Pour confectionner une pirogue, explique Ngagne Sow, il faut au moins trois «sortes de bois : le caïlcédrat (khaya senegalensis, Ndlr), le neem, originaire d’Inde, le bois rouge. Le nom que l’on grave ensuite sur la pirogue est très important parce que, dans notre société, nous avons la conviction que quand on donne un nom à son enfant, il devient typiquement comme son homonyme ; les pirogues sont certes des objets mais elles nous sont si chères…Si vous étiez de la communauté lébou, vous comprendriez mieux. On peut donner le nom de sa mère, de son grand-père ou de son ami à une pirogue. »
Il faut dire aussi que les prix ne sont pas fixes : «Pour la fabrication d’une pirogue, je peux investir 600.000f CFA, parfois 400.000f ou 500.000f CFA, détaille Ngagne Sow, pour ensuite la revendre à 900.000f CFA ou 950.000f CFA. Mais sur celle où je suis actuellement, je ne compte pas la vendre mais la soumettre à un groupe qui va aller en pêche sur les eaux gambiennes et dakaroises. Mais avant de la laisser se balader sur les vagues, comme tout lébou bon pêcheur, je procède à des rituels. La pirogue qui s’apprête pour son premier voyage est comme un lutteur qui doit aller à l’arène. Oui, c’est un combat. Nous allons voir les marabouts pour les talismans et autres et agir conformément à notre tradition. »

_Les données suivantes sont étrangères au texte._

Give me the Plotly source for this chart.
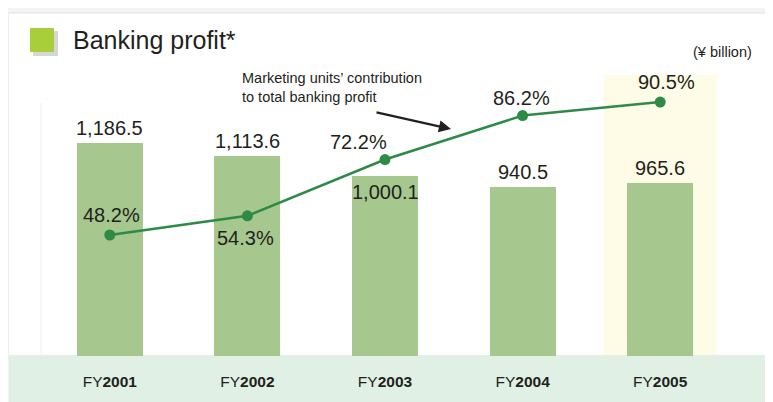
import plotly.graph_objects as go

years = ["2001", "2002", "2003", "2004", "2005"]
profit = [1186.5, 1113.6, 1000.1, 940.5, 965.6]
profit_text = ["1,186.5", "1,113.6", "1,000.1", "940.5", "965.6"]
share = [48.2, 54.3, 72.2, 86.2, 90.5]
share_text = ["48.2%", "54.3%", "72.2%", "86.2%", "90.5%"]
tick_text = ["FY<b>%s</b>" % y for y in years]

FONT = "Liberation Sans, Arial, Helvetica, sans-serif"
DARK = "#231f20"
xs = list(range(len(years)))

fig = go.Figure()

fig.add_trace(go.Bar(
    x=xs, y=profit, width=0.48,
    marker=dict(color="#a6c78e", line=dict(width=0)),
    hoverinfo="skip", showlegend=False,
))

fig.add_trace(go.Scatter(
    x=xs, y=share, yaxis="y2", mode="lines+markers",
    line=dict(color="#2e8b47", width=2.5),
    marker=dict(color="#2e8b47", size=11),
    hoverinfo="skip", showlegend=False,
))

# value labels
bar_shift = [15, 15, -16, 15, 15]
for i, t in enumerate(profit_text):
    fig.add_annotation(x=xs[i], y=profit[i], text=t, showarrow=False,
                       yshift=bar_shift[i], font=dict(family=FONT, size=20, color=DARK))

pct_shift = [(2, 20), (-2, -22), (-27, 18), (-1, 18), (6, 20)]
for i, t in enumerate(share_text):
    fig.add_annotation(x=xs[i], y=share[i], yref="y2", text=t, showarrow=False,
                       xshift=pct_shift[i][0], yshift=pct_shift[i][1],
                       font=dict(family=FONT, size=20, color=DARK))

# page has an 8px body margin, so the figure is 8px smaller than the window;
# helpers below take window pixel coords (plot area 41..729 x 75..356)
def px(p):
    return (p - 41) / 688.0

def py(p):
    return (356 - p) / 281.0

shapes = [
    dict(type="rect", xref="paper", yref="paper", x0=px(8), x1=px(800), y0=py(420), y1=py(13),
         fillcolor="white", line=dict(color="#e2e2e2", width=1), layer="below"),
    dict(type="rect", xref="x", yref="paper", x0=3.59, x1=4.41, y0=0, y1=1,
         fillcolor="#fefbe6", line=dict(width=0), layer="below"),
    dict(type="rect", xref="paper", yref="paper", x0=px(9), x1=px(800), y0=py(420), y1=py(355),
         fillcolor="#e0f0e4", line=dict(width=0), layer="below"),
    dict(type="line", xref="paper", yref="paper", x0=0, x1=0, y0=py(355), y1=py(103),
         line=dict(color="#f0f0f0", width=1), layer="below"),
    # title square with shadow
    dict(type="rect", xref="paper", yref="paper", x0=px(33), x1=px(58), y0=py(56), y1=py(31),
         fillcolor="rgba(0,0,0,0.16)", line=dict(width=0), layer="below"),
    dict(type="rect", xref="paper", yref="paper", x0=px(30), x1=px(54), y0=py(52), y1=py(28),
         fillcolor="#a8cf3a", line=dict(width=0), layer="below"),
]

fig.add_annotation(xref="paper", yref="paper", x=px(71), y=py(40), xanchor="left", yanchor="middle",
                   text="Banking profit*", showarrow=False,
                   font=dict(family=FONT, size=25, color=DARK))
fig.add_annotation(xref="paper", yref="paper", x=px(754), y=py(52), xanchor="right", yanchor="middle",
                   text="(¥ billion)", showarrow=False,
                   font=dict(family=FONT, size=14.5, color=DARK))
fig.add_annotation(xref="paper", yref="paper", x=px(240), y=py(88), xanchor="left", yanchor="middle",
                   align="left", text="Marketing units’ contribution<br>to total banking profit",
                   showarrow=False, font=dict(family=FONT, size=14.5, color=DARK))
fig.add_annotation(xref="paper", yref="paper", x=px(451), y=py(129), text="",
                   showarrow=True, ax=-76, ay=-17, arrowhead=2, arrowsize=1.1,
                   arrowwidth=2.2, arrowcolor=DARK)

fig.update_layout(
    width=765, height=394,
    margin=dict(l=33, r=44, t=67, b=46),
    paper_bgcolor="#f4f4f4",
    plot_bgcolor="rgba(0,0,0,0)",
    shapes=shapes,
    bargap=0,
    xaxis=dict(range=[-0.5, 4.5], tickvals=xs, ticktext=tick_text, showgrid=False,
               zeroline=False, showline=False, ticks="", ticklabelstandoff=14,
               automargin=False,
               tickfont=dict(family=FONT, size=15.5, color=DARK), fixedrange=True),
    yaxis=dict(range=[0, 1565.5], visible=False, showgrid=False, zeroline=False, automargin=False),
    yaxis2=dict(range=[9.7, 99.1], overlaying="y", visible=False, showgrid=False,
                zeroline=False, automargin=False),
)

fig.write_html("out.html")
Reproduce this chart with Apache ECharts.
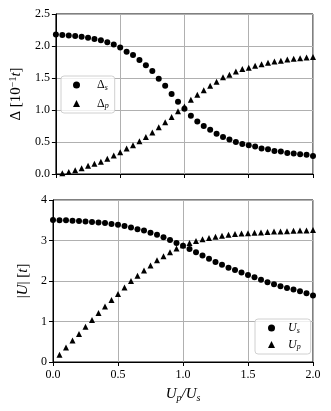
<!DOCTYPE html>
<html><head><meta charset="utf-8">
<script src="https://cdn.jsdelivr.net/npm/echarts@6/dist/echarts.min.js"></script>
<style>html,body{margin:0;padding:0;background:#fff}#c{width:331px;height:411px}</style>
</head><body><div id="c"></div>
<script>
const xVals = [0.00,0.05,0.10,0.15,0.20,0.25,0.30,0.35,0.40,0.45,0.50,0.55,0.60,0.65,0.70,0.75,0.80,0.85,0.90,0.95,1.00,1.05,1.10,1.15,1.20,1.25,1.30,1.35,1.40,1.45,1.50,1.55,1.60,1.65,1.70,1.75,1.80,1.85,1.90,1.95,2.00];
const deltaS = [2.18,2.17,2.165,2.155,2.145,2.13,2.11,2.09,2.06,2.025,1.975,1.91,1.86,1.78,1.70,1.61,1.49,1.38,1.25,1.13,1.02,0.91,0.82,0.75,0.69,0.63,0.58,0.54,0.50,0.47,0.45,0.43,0.40,0.385,0.36,0.35,0.33,0.32,0.31,0.30,0.28];
const deltaP = [null,0.01,0.03,0.06,0.09,0.13,0.16,0.19,0.24,0.29,0.34,0.40,0.45,0.51,0.58,0.65,0.73,0.81,0.89,0.98,1.055,1.16,1.24,1.31,1.38,1.44,1.51,1.55,1.60,1.64,1.66,1.69,1.715,1.74,1.757,1.77,1.79,1.80,1.81,1.82,1.83];
const uS = [3.505,3.50,3.497,3.49,3.48,3.47,3.455,3.445,3.43,3.41,3.39,3.36,3.32,3.28,3.25,3.19,3.14,3.08,3.01,2.94,2.87,2.79,2.71,2.63,2.55,2.47,2.40,2.33,2.27,2.21,2.15,2.09,2.03,1.97,1.92,1.87,1.83,1.79,1.75,1.70,1.64];
const uP = [null,0.18,0.36,0.53,0.69,0.87,1.04,1.21,1.37,1.53,1.68,1.84,2.00,2.13,2.26,2.38,2.51,2.61,2.71,2.80,2.88,2.94,2.99,3.03,3.06,3.09,3.12,3.14,3.16,3.175,3.18,3.19,3.20,3.21,3.22,3.225,3.23,3.24,3.25,3.25,3.26];
const xTicks = [0.0,0.5,1.0,1.5,2.0];
const yTopTicks = [0.0,0.5,1.0,1.5,2.0,2.5];
const yBotTicks = [0,1,2,3,4];

const F = "'Liberation Serif','DejaVu Serif',serif";
const pairs = (ys) => xVals.map((x,i)=> ys[i]==null ? null : [x, ys[i]]).filter(p=>p);

const richBase = {
  n:{fontFamily:F,fontSize:15,color:'#000'},
  it:{fontFamily:F,fontSize:15,fontStyle:'italic',color:'#000'},
  sub:{fontFamily:F,fontSize:10,fontStyle:'italic',color:'#000',padding:[7,0,0,0]},
  sup:{fontFamily:F,fontSize:10,color:'#000',padding:[0,0,7,0]}
};
const legRich = {
  n:{fontFamily:F,fontSize:12,color:'#000',padding:[0,0,0,12]},
  it:{fontFamily:F,fontSize:12,fontStyle:'italic',color:'#000',padding:[0,0,0,8]},
  sub:{fontFamily:F,fontSize:8,fontStyle:'italic',color:'#000',padding:[5,0,0,0]}
};

const gridLine = {show:true,lineStyle:{color:'#b0b0b0',width:1}};
const axisLbl = {fontFamily:F,fontSize:12,color:'#000'};
const tick = {show:true,length:4,lineStyle:{color:'#000'}};
const mark = {color:'#000',opacity:1};

const chart = echarts.init(document.getElementById('c'));
chart.setOption({
  animation:false,
  grid:[
    {left:53,top:14,width:260,height:160,show:true,borderColor:'#000',borderWidth:1,backgroundColor:'transparent'},
    {left:53,top:200,width:260,height:162,show:true,borderColor:'#000',borderWidth:1,backgroundColor:'transparent'}
  ],
  xAxis:[
    {gridIndex:0,type:'value',min:xTicks[0],max:xTicks[xTicks.length-1],interval:0.5,
     axisLine:{show:true,lineStyle:{color:'#000'}},axisTick:tick,axisLabel:{show:false},splitLine:gridLine},
    {gridIndex:1,type:'value',min:xTicks[0],max:xTicks[xTicks.length-1],interval:0.5,
     axisLine:{show:true,lineStyle:{color:'#000'}},axisTick:tick,
     axisLabel:Object.assign({formatter:v=>v.toFixed(1),margin:7},axisLbl),splitLine:gridLine,
     name:'{it|U}{sub|p}{it|/U}{sub|s}',nameLocation:'middle',nameGap:24,
     nameTextStyle:{rich:richBase}}
  ],
  yAxis:[
    {gridIndex:0,type:'value',min:yTopTicks[0],max:yTopTicks[yTopTicks.length-1],interval:0.5,
     axisLine:{show:true,lineStyle:{color:'#000'}},axisTick:tick,
     axisLabel:Object.assign({formatter:v=>v.toFixed(1),margin:6},axisLbl),splitLine:gridLine,
     name:'{n|Δ [10}{sup|−1}{it|t}{n|]}',nameLocation:'middle',nameGap:30,nameRotate:90,
     nameTextStyle:{rich:richBase}},
    {gridIndex:1,type:'value',min:yBotTicks[0],max:yBotTicks[yBotTicks.length-1],interval:1,
     axisLine:{show:true,lineStyle:{color:'#000'}},axisTick:tick,
     axisLabel:Object.assign({formatter:v=>String(v),margin:6},axisLbl),splitLine:gridLine,
     name:'{n||}{it|U}{n|| [}{it|t}{n|]}',nameLocation:'middle',nameGap:16,nameRotate:90,
     nameTextStyle:{rich:richBase}}
  ],
  legend:[
    {data:[{name:'Ds',icon:'circle'},{name:'Dp',icon:'triangle'}],orient:'vertical',left:61,top:76,
     padding:[3,6,3,12],itemWidth:7,itemHeight:7,itemGap:6,
     borderColor:'#d0d0d0',borderWidth:1,borderRadius:3,backgroundColor:'rgba(255,255,255,0.8)',
     formatter:n=> n==='Ds' ? '{n|Δ}{sub|s}' : '{n|Δ}{sub|p}',
     textStyle:{rich:legRich}},
    {data:[{name:'Us',icon:'circle'},{name:'Up',icon:'triangle'}],orient:'vertical',left:255,top:319,
     padding:[3,10,3,13],itemWidth:7,itemHeight:7,itemGap:4,
     borderColor:'#d0d0d0',borderWidth:1,borderRadius:3,backgroundColor:'rgba(255,255,255,0.8)',
     formatter:n=> n==='Us' ? '{it|U}{sub|s}' : '{it|U}{sub|p}',
     textStyle:{rich:legRich}}
  ],
  series:[
    {name:'Ds',type:'scatter',xAxisIndex:0,yAxisIndex:0,symbol:'circle',symbolSize:6,itemStyle:mark,data:pairs(deltaS)},
    {name:'Dp',type:'scatter',xAxisIndex:0,yAxisIndex:0,symbol:'triangle',symbolSize:6,itemStyle:mark,data:pairs(deltaP)},
    {name:'Us',type:'scatter',xAxisIndex:1,yAxisIndex:1,symbol:'circle',symbolSize:6,itemStyle:mark,data:pairs(uS)},
    {name:'Up',type:'scatter',xAxisIndex:1,yAxisIndex:1,symbol:'triangle',symbolSize:6,itemStyle:mark,data:pairs(uP)}
  ]
});
</script></body></html>
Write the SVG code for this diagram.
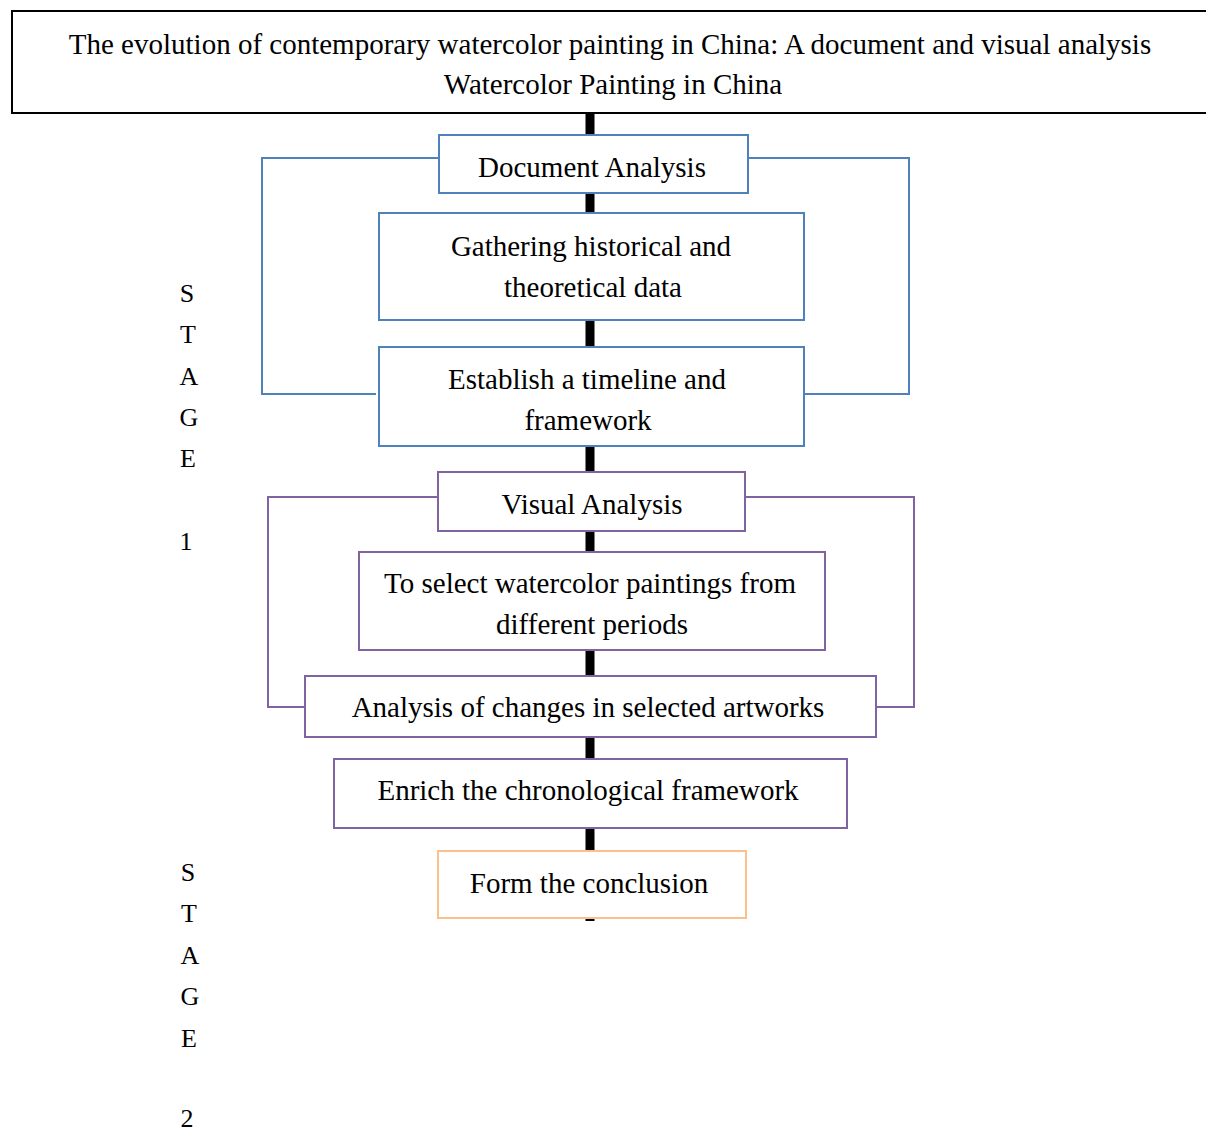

Au-delà de cet aspect mystique, il y a quelques conditions à remplir, pour que la pirogue ait le droit de circuler librement : «Pour fonctionner de façon légale, il faut se procurer les papiers d’immatriculation dont les frais s’élèvent à 15.000f CFA». Le vieux Ngagne Sow dit vivre de son métier, parce que c’est grâce à ce qu’il gagne de la vente de ses pirogues, qu’il a acheté son terrain, construit sa propre maison, épousé une femme et financé les études de ses enfants.
DE PERE EN FILS…
De l’autre côté, on trouve surtout les pirogues qui ne sont plus toutes neuves, et dont le bois gondolé signifie qu’elles sont récemment allées en mer. Sur l’une d’elles est assis un jeune homme. Il mange avec gourmandise un sandwich qu’il tient entre ses deux mains. Alassane Ndiaye, qui nous apprend qu’il est dans sa trentième année, raconte que son père lui-même était aussi propriétaire de pirogue, à l’âge de 12 ans déjà. « Cette pirogue sur laquelle je suis assis est la mienne. C’est mon père qui me l’avait offerte et il m’a permis d’en confectionner une autre. Là j’en ai deux. Avec celle-là, je vais en mer avec trois de mes amis pour aller pêcher sur le littoral de la Gambie et Dakar, ensuite je vais vendre ces ressources halieutiques à des usines qui se trouvent à Yarakh. Puis vient la dernière étape, qui consiste à se partager le bénéfice. On la subdivise en 6 parts, revenant respectivement au moteur, à la pirogue, au propriétaire de la pirogue et aux trois autres personnes participant à l’opération. Ce que je perçois pour le moteur et la pirogue, je l’épargne, au cas où, pour une réparation à faire ou pour un dépannage imprévu. Quant au versement, il varie comme le dollar. On peut gagner 700.000f ou 600.000f CFA par voyage ; même si, des fois, nous nous retrouvons avec 100.000f CFA ou 15.000f CFA par jour. Parfois, on n’arrive même pas à avoir 1000f CFA par jour. Pour la pêche, nous pouvons faire des trajets de 15km sur les eaux».
De l’ambition, notre interlocuteur en a à revendre. Alassane Ndiaye projette justement de fabriquer encore plus de pirogues, qu’il va mettre à la mer, après la peinture et le vernis, après le baptême et les autres rituels, histoire de s’activer pleinement dans le secteur de la pêche.